Le témoignage de Léo laisse entrevoir à quel point la lecture à l’écran d’un roman, genre lu depuis des siècles sur le support du codex et conçu pour une lecture longue et linéaire, peut s’avérer un immense défi voire un obstacle insurmontable. Si le PDF est un moyen commode d’accéder aux œuvres pour les élèves, on constate que leur lecture sur écran, celui d’un téléphone portable ou d’un ordinateur, pose d’autres problèmes. Dans le cas présent, l’élève revendique l’accès au livre pour répondre à la commande scolaire :

Le livre papier attire davantage mon attention, il est ici, il suffit de l’ouvrir et de le lire. Je n’ai pas d’autre… si je veux, je n’ai pas d’autre distraction car il y a sur le téléphone portable des messages qui arrivent sur WhatsApp… je n’ai pas de bip sur les réseaux sociaux, des notifications qui arrivent. Alors, pour moi finir de lire un livre papier, c’est beaucoup plus facile, beaucoup plus rapide, je m’embarque, j’imagine, je voyage. Je… je peux me concentrer beaucoup plus avec le livre papier. Et je pense que c’est aussi un point qui doit être pris en compte lorsque vous demandez à lire un livre de littérature à l’école, car la plupart du temps, des polycopiés sont mis à disposition… euh… ça ne marche pas. La personne qui a le livre en main… je pense… je… je pense que la moitié de ces livres… ou plus de la moitié de ces livres que je n’ai pas fini de lire, je les lirais certainement si j’avais… si c’était le livre papier dans ma main.

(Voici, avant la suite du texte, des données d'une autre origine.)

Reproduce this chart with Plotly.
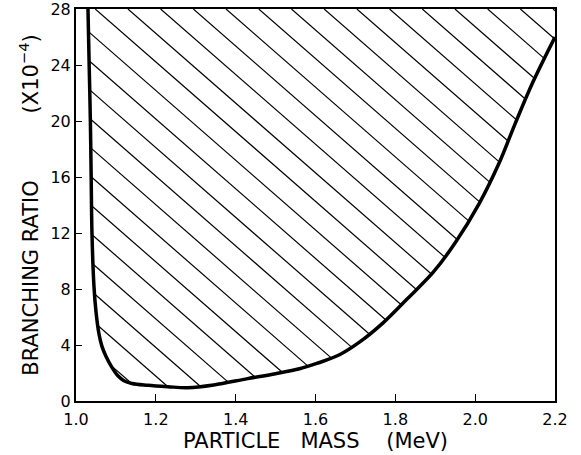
import numpy as np
import plotly.graph_objects as go

# Data
mass = [1.030, 1.033, 1.036, 1.038, 1.040, 1.045, 1.050, 1.0575, 1.065, 1.075,
        1.090, 1.105, 1.120, 1.140, 1.180, 1.230, 1.280, 1.345, 1.430, 1.500,
        1.560, 1.605, 1.660, 1.710, 1.770, 1.830, 1.895, 1.950, 2.010, 2.060,
        2.100, 2.145, 2.200]
ratio = [28.0, 24.0, 20.0, 16.0, 12.0, 8.2, 6.4, 4.8, 3.9, 3.2,
         2.4, 1.8, 1.45, 1.25, 1.12, 1.02, 0.95, 1.15, 1.6, 1.95,
         2.3, 2.7, 3.3, 4.2, 5.6, 7.3, 9.2, 11.3, 14.1, 17.0,
         19.8, 22.8, 26.0]

x_ticks = [1.0, 1.2, 1.4, 1.6, 1.8, 2.0, 2.2]
x_tick_labels = ["1.0", "1.2", "1.4", "1.6", "1.8", "2.0", "2.2"]
y_ticks = [0, 4, 8, 12, 16, 20, 24, 28]
y_tick_labels = ["0", "4", "8", "12", "16", "20", "24", "28"]

X_RANGE = [1.0, 2.2]
Y_RANGE = [0, 28]

# hatch style (in data units): slope and vertical spacing of the hatch lines
HATCH_SLOPE = -24.9
HATCH_STEP = 2.04
HATCH_REF = (1.1875, 26.57)

FONT = "DejaVu Sans"
NB = "\u00a0"

# hatch segments clipped to the excluded region above the curve
xs = np.linspace(X_RANGE[0], X_RANGE[1], 9601)
curve_on_grid = np.interp(xs, mass, ratio)
hx, hy = [], []
for k in range(-40, 40):
    yl = HATCH_REF[1] + HATCH_SLOPE * (xs - HATCH_REF[0]) - k * HATCH_STEP
    inside = (xs >= mass[0]) & (yl >= curve_on_grid) & (yl <= Y_RANGE[1])
    idx = np.nonzero(inside)[0]
    if len(idx) < 2:
        continue
    i0, i1 = idx[0], idx[-1]
    hx += [float(xs[i0]), float(xs[i1]), None]
    hy += [float(yl[i0]), float(yl[i1]), None]

fig = go.Figure()

fig.add_trace(go.Scatter(
    x=hx, y=hy, mode="lines",
    line=dict(color="black", width=1.2),
    hoverinfo="skip", showlegend=False,
))

# limit curve
fig.add_trace(go.Scatter(
    x=mass, y=ratio,
    mode="lines",
    line=dict(color="black", width=3.5, shape="spline", smoothing=1.0),
    showlegend=False,
))

fig.update_layout(
    width=581, height=455,
    margin=dict(l=76, r=26, t=9, b=54),
    paper_bgcolor="white",
    plot_bgcolor="white",
    font=dict(family=FONT, color="black", size=15),
    showlegend=False,
)

fig.update_xaxes(
    range=X_RANGE, automargin=False,
    tickvals=x_ticks, ticktext=x_tick_labels,
    ticks="inside", ticklen=7, tickwidth=1, tickcolor="black",
    showline=True, linewidth=2, linecolor="black", mirror=True,
    showgrid=False, zeroline=False, ticklabeloverflow="allow",
    ticklabelstandoff=3,
    tickfont=dict(family=FONT, size=16),
    title=dict(text="PARTICLE" + NB * 3 + "MASS" + NB * 4 + "(MeV)",
               font=dict(family=FONT, size=21), standoff=1),
)
fig.update_yaxes(
    range=Y_RANGE, automargin=False,
    tickvals=y_ticks, ticktext=y_tick_labels,
    ticks="inside", ticklen=6, tickwidth=1, tickcolor="black",
    showline=True, linewidth=2, linecolor="black", mirror=True,
    showgrid=False, zeroline=False, ticklabeloverflow="allow",
    tickfont=dict(family=FONT, size=16),
    title=dict(text="BRANCHING" + NB + "RATIO" + NB * 10 + "(X10<sup>−4</sup>)",
               font=dict(family=FONT, size=21), standoff=6),
)

fig.write_html("out.html", config={"displayModeBar": False},
               post_script="document.body.style.margin='0';")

Vers la fin de l’entretien, Léo ajoute :

Si le même livre est travaillé chaque année, pratiquement le même livre est enseigné, pourquoi ne pas laisser suffisamment de stock pour qu’une classe puisse travailler avec ce livre ? 30 exemplaires d’O cortiço7, A Moreninha8… Je pense que le gouvernement a de l’argent pour cela.

L’histoire de la culture écrite apporte des éclairages complémentaires sur les raisons de cette préférence pour le livre papier dans le cadre de la lecture de romans. Pour Roger Chartier (2001), la coexistence entre gestes de lecture du passé et techniques nouvelles a déjà été enregistrée à propos du codex et de l’invention de la presse, par exemple. Grâce à elle, la plupart des objets de lecture sont imprimés. Si la copie manuscrite n’est plus depuis lors la seule possibilité de transmettre un texte écrit, la coexistence du manuscrit et de l’imprimé dans la culture écrite montre qu’une transformation technique ne signifie pas nécessairement le remplacement ou l’oubli de la technique précédente.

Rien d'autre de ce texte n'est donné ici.